SALTED CARAMEL MILK CHOCOLATE BONBONS
To prepare the bonbon moulds for the caramel you will need 400g tempered milk chocolate, baking paper, a palette knife or flat scraper and your desired bonbon mould.
When you have tempered your chocolate, fill your bonbon mould completely with chocolate. Ladle the chocolate over the mould, covering the whole thing. Tap the mould to bring any small air bubbles to the surface.
Now turn the mould upside down over the chocolate bowl, letting all the excess chocolate drain out.
Use your scraper in one swipe to remove the extra chocolate from the surface.
Now place upside-down on the baking paper to allow the chocolate to harden. Once the chocolate has set the shells can be filled.
For the filling
250g caster sugar
65g double cream
Juice of ½ lemon
½ tsp sea salt
35g crème fraîche
To make the caramel, place the caster sugar in a medium-size heavy pan, over medium heat. Gradually the sugar will melt and start to caramelise. Use a wooden or long-handled metal spoon to stir the sugar and ensure all the sugar turns to caramel. Once all the sugar has caramelised and turned a dark amber, remove the pan from the heat and pour in the cream. Be careful as the sugar can bubble violently.

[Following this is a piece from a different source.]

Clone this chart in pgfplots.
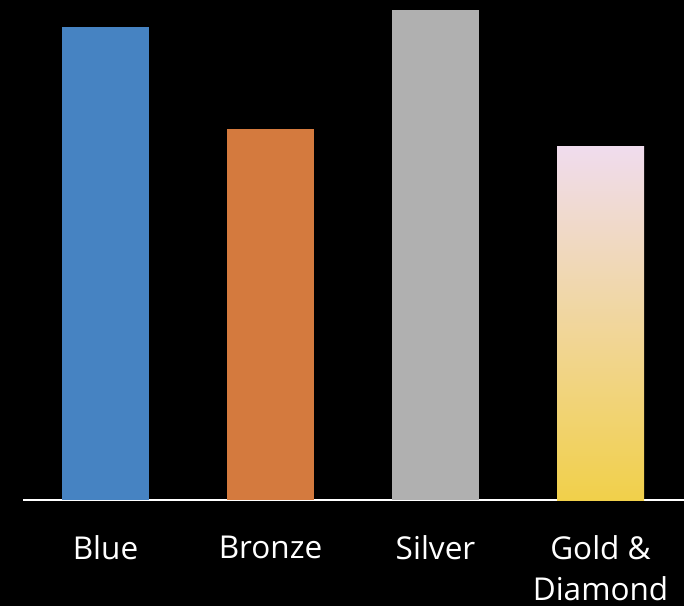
\documentclass[border=0pt]{standalone}
\usepackage{pgfplots}
\pgfplotsset{compat=1.18}
\usepackage{fontspec}
\setmainfont{Open Sans}
\definecolor{cblue}{HTML}{4683C2}
\definecolor{cbronze}{HTML}{D47A3E}
\definecolor{csilver}{HTML}{B0B0B0}
\definecolor{gtop}{HTML}{F0DCEE}
\definecolor{gmid}{HTML}{F0D4B8}
\definecolor{gbot}{HTML}{F1D04A}
\begin{document}
\begin{tikzpicture}
\fill[black] (0,0) rectangle (684pt,606pt);
\useasboundingbox (0,0) rectangle (684pt,606pt);
\begin{axis}[
  at={(23pt,106pt)}, anchor=south west,
  scale only axis, width=661pt, height=500pt,
  xmin=-0.5, xmax=3.506, ymin=0, ymax=500,
  axis y line=none, axis x line*=bottom,
  axis line style={white, line width=2pt, -},
  xtick={0,1,2,3}, xtick style={draw=none},
  xticklabels={Blue,Bronze,Silver,{Gold \&\\Diamond}},
  xticklabel style={white, font=\fontsize{31.5}{41}\selectfont, align=center, yshift=-28pt, anchor=north},
  ybar, bar width=87pt, bar shift=0pt,
  clip=false,
]
\addplot[fill=cblue, draw=none] coordinates {(0,473)};
\addplot[fill=cbronze, draw=none] coordinates {(1,371)};
\addplot[fill=csilver, draw=none] coordinates {(2,490)};
\addplot[draw=none, top color=gtop, middle color=gmid, bottom color=gbot] coordinates {(3,354)};
\end{axis}
\end{tikzpicture}
\end{document}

Return the pan to the heat and bring to a simmer to dissolve any hard bits of sugar. Once all the caramel has dissolved, pour into a bowl and set aside to cool.
Once cooled to room temperature, stir in the lemon juice, salt and crème fraîche.
Leave a 1cm space at the top of the mould when filling the moulds with the caramel. Leave to set for a few hours or overnight. Or if you’d rather cheat, buy dulce de leche (ready-made caramel condiment) and use this as your filling.
The final step is to cap the chocolates. Pour tempered chocolate all over the surface of the open bonbons.
Use your palette knife to remove all the excess chocolate and smooth the surface. Once the chocolate is set, you can invert the tray and the chocolates will pop out, or give a gentle tap to loosen.